For years conventional wisdom has dictated that the best way to garner traditional media coverage is to deliver stories to the media. The media would then deliver this news…only if they deemed it to be relevant.
Times have changed. We can now produce rich new media content and leverage social media channels to share stories ourselves. This approach, if done right, can produce two major results: we can share stories directly with an audience and traditional media can be exposed to these stories and become interested beyond a traditional PR pitch.

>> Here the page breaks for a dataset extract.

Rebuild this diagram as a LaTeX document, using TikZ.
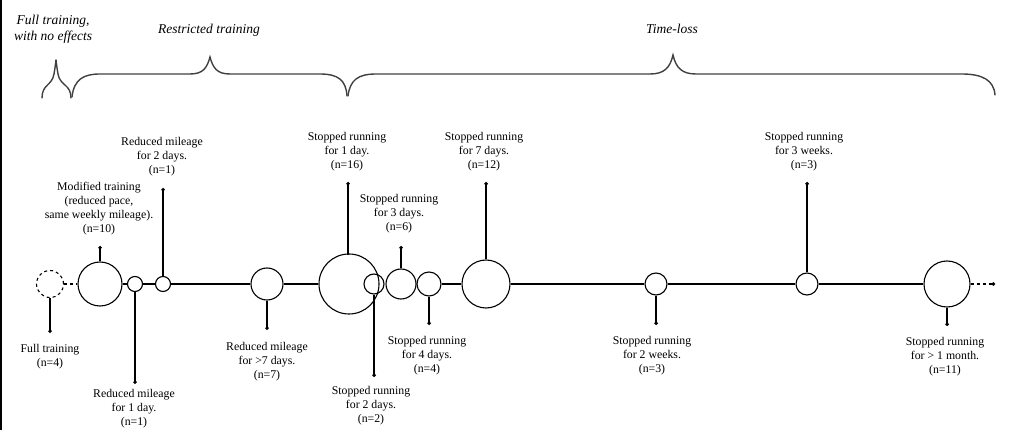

Journalists are paying attention to the stories that are being shared in social media. They are watching, seeing if people are attracted to a story by engaging, responding, retweeting, posting to Facebook, and making comments. If all of this is happening, then they can tell a story is hot and they may cover it. Today, more than ever, journalists need to know a story is going to attract an audience. They are looking at social media as a test lab for sticky stories.
To be successful in this approach, we have to be purposeful and strategic and develop stories for an audience, not just the media. We have to think – and act – like journalists. The “think like a journalist” idea has been around for a long time. But the opportunity to “act like a journalist” is pretty new. Give thanks to advances in social media, reasonably priced HD video and digital SLR cameras, and highly accessible online platforms.
If we put our journalist hats on when we set out to shoot a video interview or write an article we force ourselves to think differently. And then we’ll learn what sticks and what doesn’t when we share it in social media.
Taking this new approach while sharing stories will only improve our success. It can also increase our value as strategic communicators by getting stories to the right people. Through traditional and social media we can ultimately impact the bottom line.